# SET EXERCISE
Select, from the data, each line where "this" occurs.

# INFORMATION SUPPLIED
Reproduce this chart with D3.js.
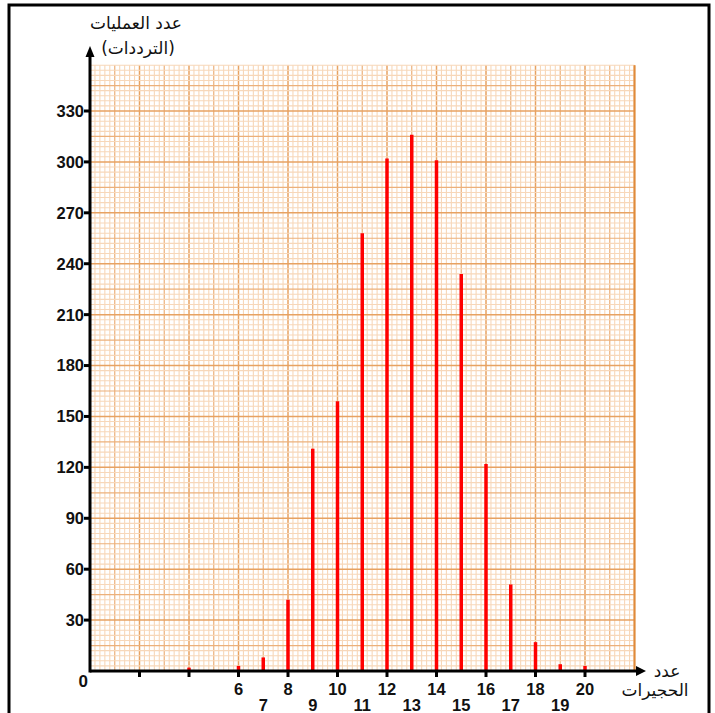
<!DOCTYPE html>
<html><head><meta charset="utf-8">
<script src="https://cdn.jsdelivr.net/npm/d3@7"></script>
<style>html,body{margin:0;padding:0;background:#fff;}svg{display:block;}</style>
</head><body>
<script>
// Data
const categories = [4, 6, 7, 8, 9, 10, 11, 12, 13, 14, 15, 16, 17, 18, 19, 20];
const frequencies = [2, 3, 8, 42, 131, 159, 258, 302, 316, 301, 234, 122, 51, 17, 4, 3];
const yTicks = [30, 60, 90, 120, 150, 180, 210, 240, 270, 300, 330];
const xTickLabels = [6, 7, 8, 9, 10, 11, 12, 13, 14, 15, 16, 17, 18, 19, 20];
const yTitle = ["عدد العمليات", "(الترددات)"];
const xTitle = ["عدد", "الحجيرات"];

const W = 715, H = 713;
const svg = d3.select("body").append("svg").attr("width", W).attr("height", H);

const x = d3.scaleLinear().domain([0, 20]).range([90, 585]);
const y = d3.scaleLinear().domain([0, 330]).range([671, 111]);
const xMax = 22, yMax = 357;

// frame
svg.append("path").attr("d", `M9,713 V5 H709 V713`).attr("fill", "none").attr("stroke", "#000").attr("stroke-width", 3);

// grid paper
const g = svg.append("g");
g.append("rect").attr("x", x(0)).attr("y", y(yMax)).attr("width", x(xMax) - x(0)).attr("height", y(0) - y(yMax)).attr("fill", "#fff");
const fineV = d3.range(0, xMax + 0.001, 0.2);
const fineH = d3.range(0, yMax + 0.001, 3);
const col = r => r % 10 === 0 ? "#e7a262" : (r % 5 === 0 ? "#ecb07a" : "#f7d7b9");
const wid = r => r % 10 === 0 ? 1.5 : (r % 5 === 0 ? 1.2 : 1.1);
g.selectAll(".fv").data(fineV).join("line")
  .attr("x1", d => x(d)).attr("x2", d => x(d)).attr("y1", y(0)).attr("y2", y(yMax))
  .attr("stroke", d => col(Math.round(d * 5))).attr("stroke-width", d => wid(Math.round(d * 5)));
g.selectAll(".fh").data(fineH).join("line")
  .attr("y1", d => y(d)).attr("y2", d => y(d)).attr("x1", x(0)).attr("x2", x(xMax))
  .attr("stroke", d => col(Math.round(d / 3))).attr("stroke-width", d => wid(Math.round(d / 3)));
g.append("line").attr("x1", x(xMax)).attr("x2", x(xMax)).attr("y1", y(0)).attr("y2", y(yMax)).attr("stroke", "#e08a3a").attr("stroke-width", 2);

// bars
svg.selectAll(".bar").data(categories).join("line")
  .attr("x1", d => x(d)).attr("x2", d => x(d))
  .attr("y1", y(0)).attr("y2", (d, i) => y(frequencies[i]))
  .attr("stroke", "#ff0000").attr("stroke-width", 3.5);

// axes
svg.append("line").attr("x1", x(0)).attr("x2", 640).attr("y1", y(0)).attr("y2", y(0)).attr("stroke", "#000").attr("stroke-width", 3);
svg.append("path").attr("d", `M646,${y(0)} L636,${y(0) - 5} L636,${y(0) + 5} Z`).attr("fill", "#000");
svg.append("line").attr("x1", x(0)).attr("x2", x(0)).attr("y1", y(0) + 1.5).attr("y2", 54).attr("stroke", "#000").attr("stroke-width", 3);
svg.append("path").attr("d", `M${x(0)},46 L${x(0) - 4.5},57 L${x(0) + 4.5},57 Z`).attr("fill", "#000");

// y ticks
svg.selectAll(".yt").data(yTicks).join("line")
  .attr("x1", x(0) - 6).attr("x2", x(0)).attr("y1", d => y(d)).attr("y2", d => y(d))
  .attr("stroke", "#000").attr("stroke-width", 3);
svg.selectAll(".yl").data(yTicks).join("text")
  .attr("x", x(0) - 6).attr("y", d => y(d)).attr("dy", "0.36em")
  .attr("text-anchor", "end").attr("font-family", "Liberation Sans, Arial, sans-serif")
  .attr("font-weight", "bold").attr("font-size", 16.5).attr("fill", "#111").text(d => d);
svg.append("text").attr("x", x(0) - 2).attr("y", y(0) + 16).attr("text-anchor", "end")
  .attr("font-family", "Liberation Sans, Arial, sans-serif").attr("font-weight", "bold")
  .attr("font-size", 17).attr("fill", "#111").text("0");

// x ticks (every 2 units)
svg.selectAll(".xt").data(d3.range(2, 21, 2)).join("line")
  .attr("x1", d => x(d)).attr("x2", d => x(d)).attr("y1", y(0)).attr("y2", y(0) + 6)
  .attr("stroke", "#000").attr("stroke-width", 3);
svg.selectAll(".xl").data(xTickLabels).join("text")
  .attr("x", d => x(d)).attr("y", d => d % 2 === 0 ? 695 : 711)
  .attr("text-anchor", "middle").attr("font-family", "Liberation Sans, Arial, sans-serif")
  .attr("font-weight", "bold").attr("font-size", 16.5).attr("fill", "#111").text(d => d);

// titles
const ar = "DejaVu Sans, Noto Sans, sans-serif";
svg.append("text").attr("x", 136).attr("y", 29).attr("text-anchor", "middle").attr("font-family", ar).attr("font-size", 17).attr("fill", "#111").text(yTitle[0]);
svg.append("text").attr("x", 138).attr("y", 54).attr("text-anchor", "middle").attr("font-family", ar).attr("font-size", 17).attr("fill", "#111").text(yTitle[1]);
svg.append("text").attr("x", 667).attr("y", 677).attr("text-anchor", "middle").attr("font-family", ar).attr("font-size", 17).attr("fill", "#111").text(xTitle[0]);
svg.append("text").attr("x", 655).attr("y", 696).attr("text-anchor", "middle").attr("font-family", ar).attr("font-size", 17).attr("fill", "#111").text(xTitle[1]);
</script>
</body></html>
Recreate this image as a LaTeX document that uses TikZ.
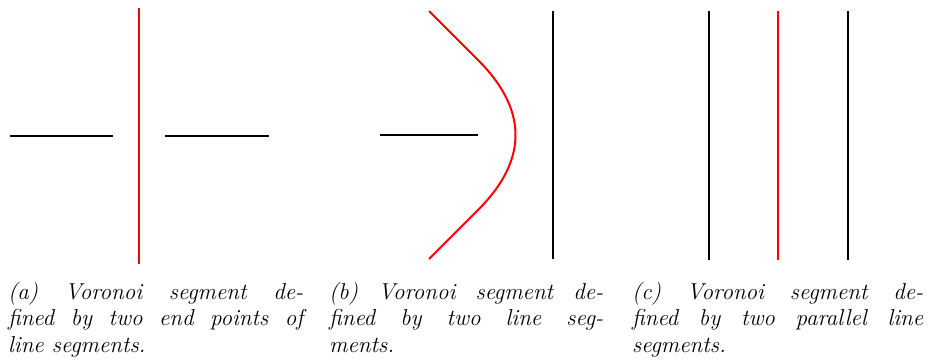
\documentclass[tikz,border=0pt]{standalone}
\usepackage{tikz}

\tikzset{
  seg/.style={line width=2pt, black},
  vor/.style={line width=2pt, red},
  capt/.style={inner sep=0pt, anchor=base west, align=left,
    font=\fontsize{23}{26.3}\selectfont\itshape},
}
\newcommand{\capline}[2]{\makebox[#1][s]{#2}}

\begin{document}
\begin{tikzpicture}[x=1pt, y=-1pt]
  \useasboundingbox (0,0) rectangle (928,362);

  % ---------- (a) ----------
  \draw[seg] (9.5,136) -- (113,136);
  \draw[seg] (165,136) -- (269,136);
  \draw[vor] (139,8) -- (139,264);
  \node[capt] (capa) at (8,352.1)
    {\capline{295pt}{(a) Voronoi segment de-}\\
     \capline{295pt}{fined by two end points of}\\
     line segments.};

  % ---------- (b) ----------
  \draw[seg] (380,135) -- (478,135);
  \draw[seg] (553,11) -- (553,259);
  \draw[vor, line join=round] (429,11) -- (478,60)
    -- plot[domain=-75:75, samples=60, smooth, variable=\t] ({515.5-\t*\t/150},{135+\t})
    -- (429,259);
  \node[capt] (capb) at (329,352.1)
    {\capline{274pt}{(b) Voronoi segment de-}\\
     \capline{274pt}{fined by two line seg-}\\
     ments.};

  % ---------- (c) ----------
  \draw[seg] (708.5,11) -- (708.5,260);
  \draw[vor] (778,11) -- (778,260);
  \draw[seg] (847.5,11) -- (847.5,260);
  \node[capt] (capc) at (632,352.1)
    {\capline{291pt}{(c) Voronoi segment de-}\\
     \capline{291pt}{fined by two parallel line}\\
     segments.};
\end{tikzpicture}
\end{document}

...

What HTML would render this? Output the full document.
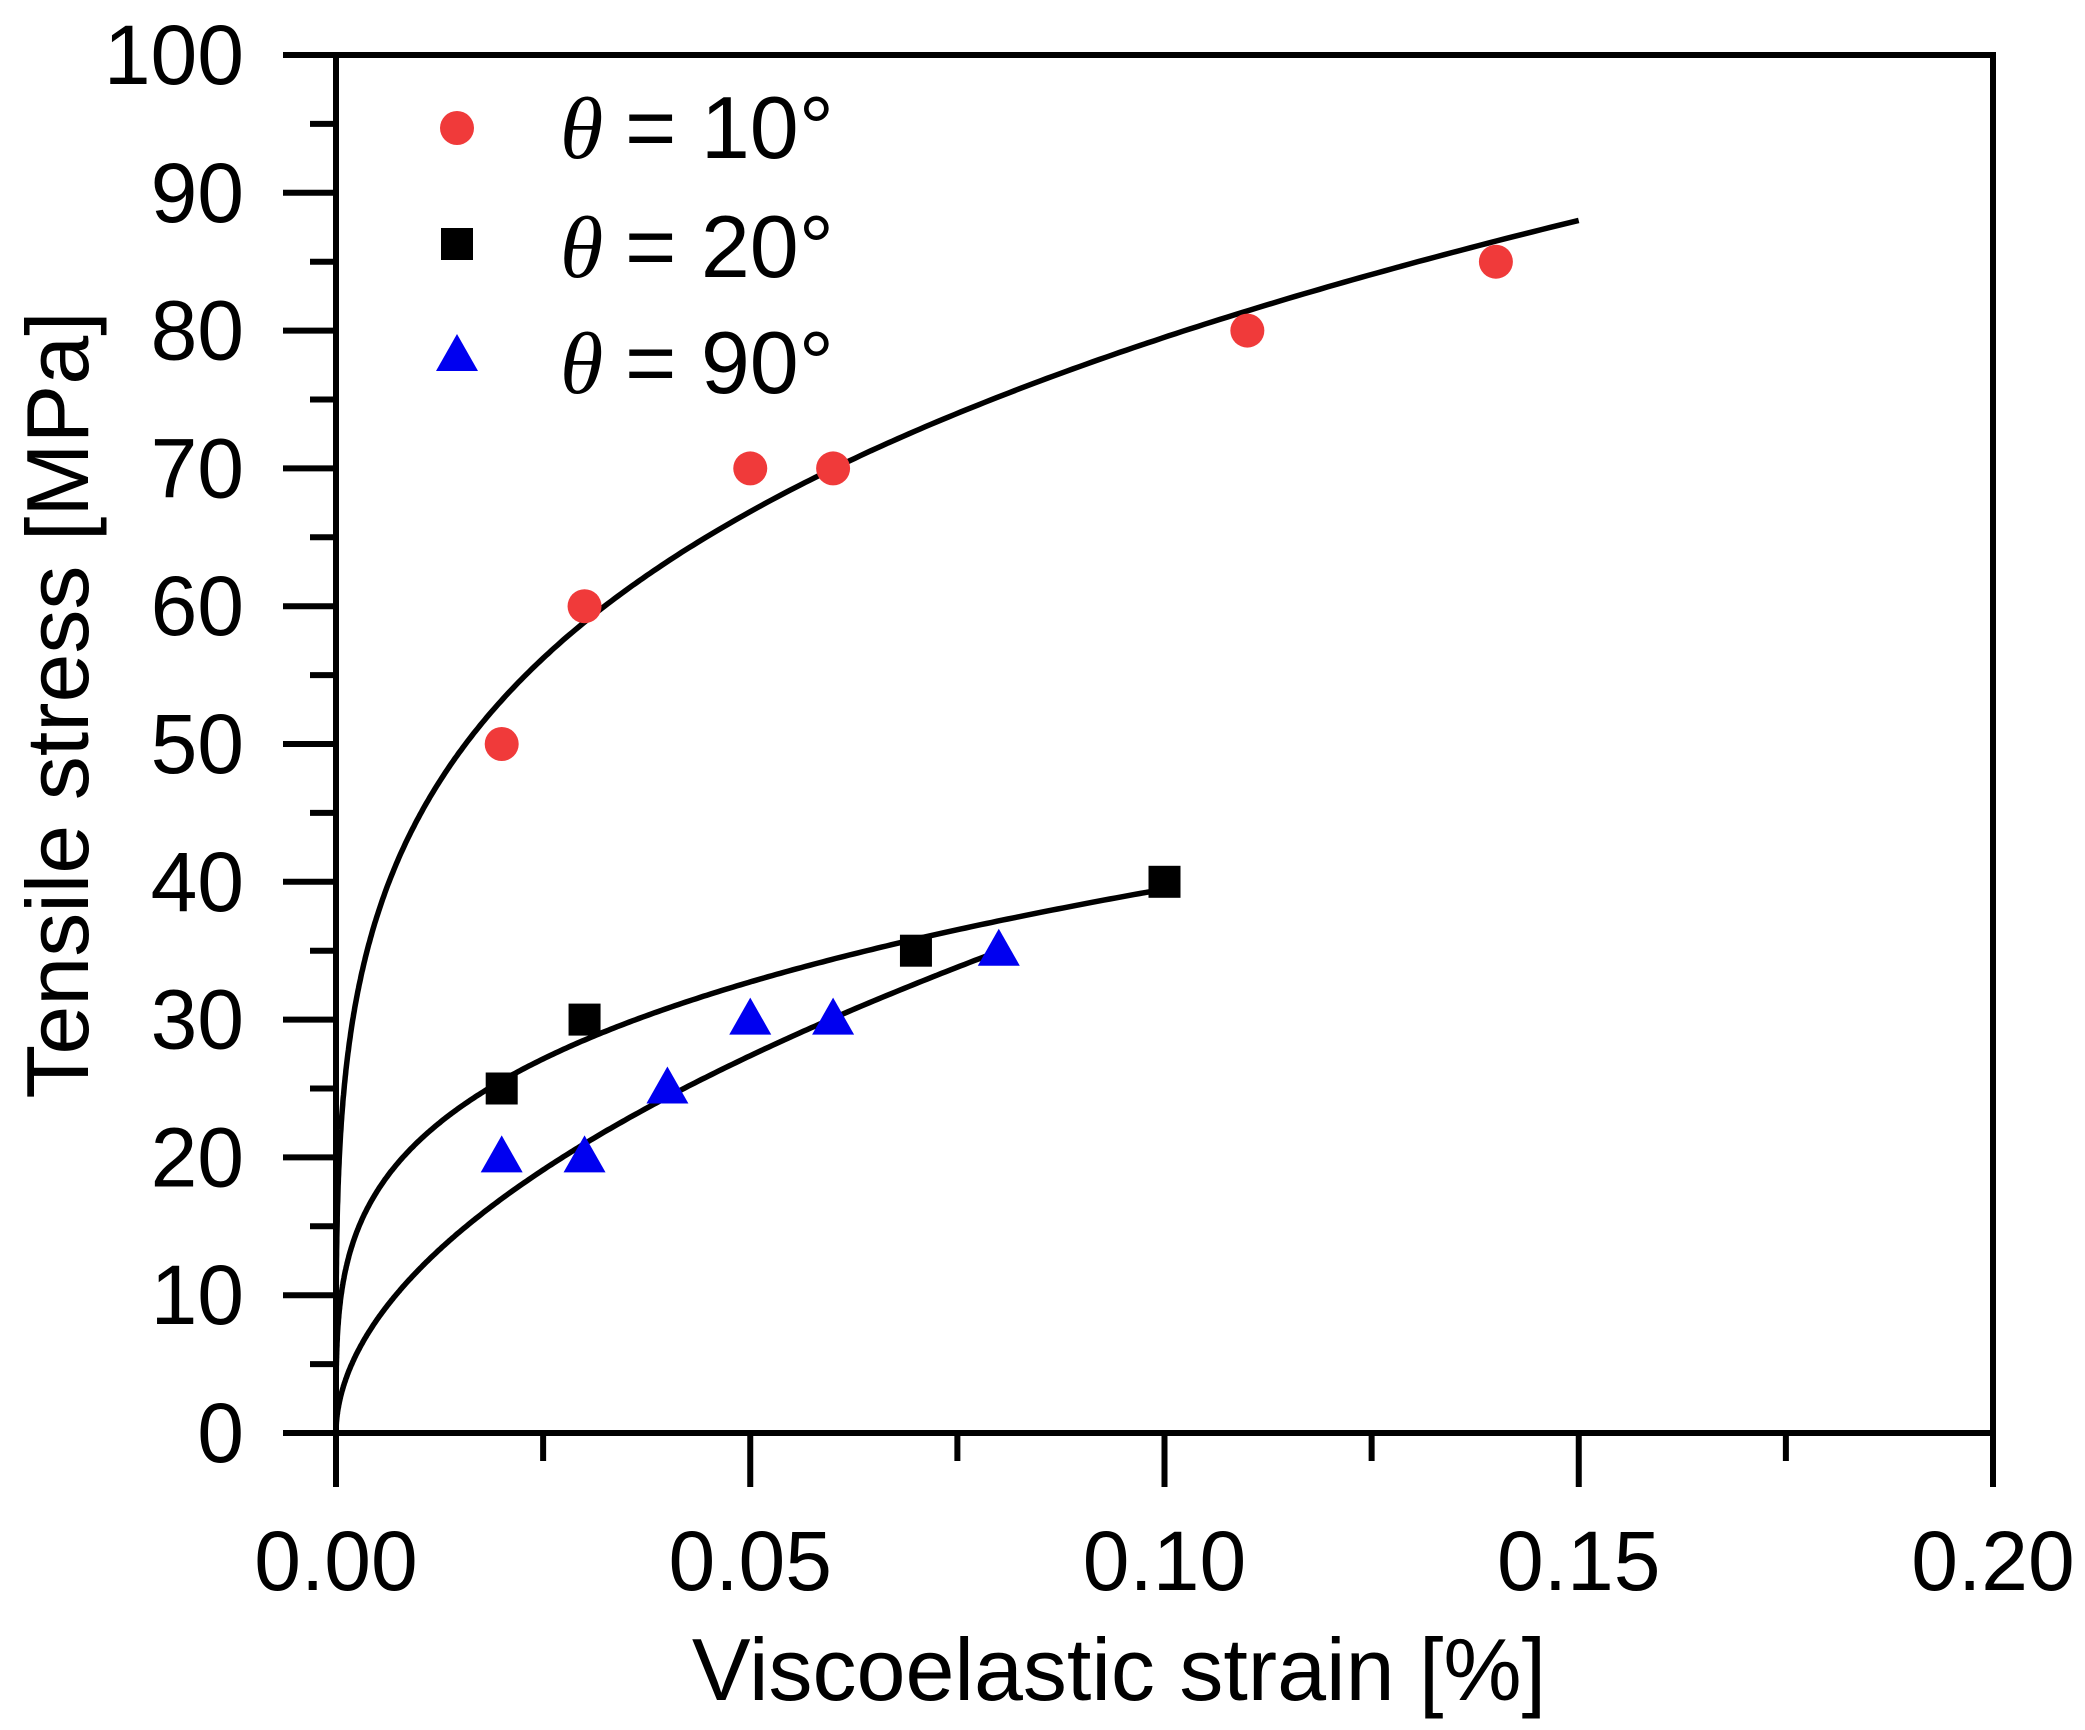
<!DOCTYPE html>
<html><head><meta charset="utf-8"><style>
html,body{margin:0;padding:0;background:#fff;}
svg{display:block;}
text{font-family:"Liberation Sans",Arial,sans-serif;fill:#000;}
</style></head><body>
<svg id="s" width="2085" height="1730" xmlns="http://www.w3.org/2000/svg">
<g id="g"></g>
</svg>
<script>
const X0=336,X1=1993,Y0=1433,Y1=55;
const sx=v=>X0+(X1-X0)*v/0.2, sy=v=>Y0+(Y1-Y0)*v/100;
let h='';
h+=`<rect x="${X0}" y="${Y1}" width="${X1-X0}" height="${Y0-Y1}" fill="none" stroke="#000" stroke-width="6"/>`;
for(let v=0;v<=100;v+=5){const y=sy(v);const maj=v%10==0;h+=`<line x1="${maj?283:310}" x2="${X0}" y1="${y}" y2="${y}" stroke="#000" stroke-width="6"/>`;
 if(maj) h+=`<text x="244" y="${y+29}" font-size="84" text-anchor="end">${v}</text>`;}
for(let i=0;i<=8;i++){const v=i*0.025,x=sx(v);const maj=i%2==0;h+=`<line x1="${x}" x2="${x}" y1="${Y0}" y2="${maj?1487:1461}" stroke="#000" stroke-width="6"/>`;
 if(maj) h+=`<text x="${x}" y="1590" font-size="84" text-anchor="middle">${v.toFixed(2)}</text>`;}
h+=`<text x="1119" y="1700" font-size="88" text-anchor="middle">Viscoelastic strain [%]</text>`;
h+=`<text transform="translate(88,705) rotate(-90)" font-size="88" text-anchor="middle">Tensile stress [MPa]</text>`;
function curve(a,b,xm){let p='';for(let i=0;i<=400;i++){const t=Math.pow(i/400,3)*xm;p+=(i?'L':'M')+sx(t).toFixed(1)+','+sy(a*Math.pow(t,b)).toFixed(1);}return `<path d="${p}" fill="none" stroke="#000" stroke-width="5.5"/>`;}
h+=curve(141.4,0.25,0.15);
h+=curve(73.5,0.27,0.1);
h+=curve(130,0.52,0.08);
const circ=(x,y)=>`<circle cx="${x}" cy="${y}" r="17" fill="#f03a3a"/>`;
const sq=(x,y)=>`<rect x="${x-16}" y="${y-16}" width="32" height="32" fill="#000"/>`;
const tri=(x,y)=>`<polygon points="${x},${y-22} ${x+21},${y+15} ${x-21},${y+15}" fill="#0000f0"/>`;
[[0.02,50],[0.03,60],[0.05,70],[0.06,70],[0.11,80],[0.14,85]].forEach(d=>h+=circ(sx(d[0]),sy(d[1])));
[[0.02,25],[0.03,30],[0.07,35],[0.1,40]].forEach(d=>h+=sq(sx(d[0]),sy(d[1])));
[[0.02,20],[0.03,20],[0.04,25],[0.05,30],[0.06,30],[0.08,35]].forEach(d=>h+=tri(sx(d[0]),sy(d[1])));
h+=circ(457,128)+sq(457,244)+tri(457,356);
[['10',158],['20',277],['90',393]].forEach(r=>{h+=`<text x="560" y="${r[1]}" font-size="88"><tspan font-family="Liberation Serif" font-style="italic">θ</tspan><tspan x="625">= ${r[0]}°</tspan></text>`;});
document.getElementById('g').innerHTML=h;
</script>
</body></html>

# TASK OUTPUT
Reproduce this chart with D3.js.
Recreate this image as a LaTeX document that uses TikZ.
What HTML would render this? Output the full document.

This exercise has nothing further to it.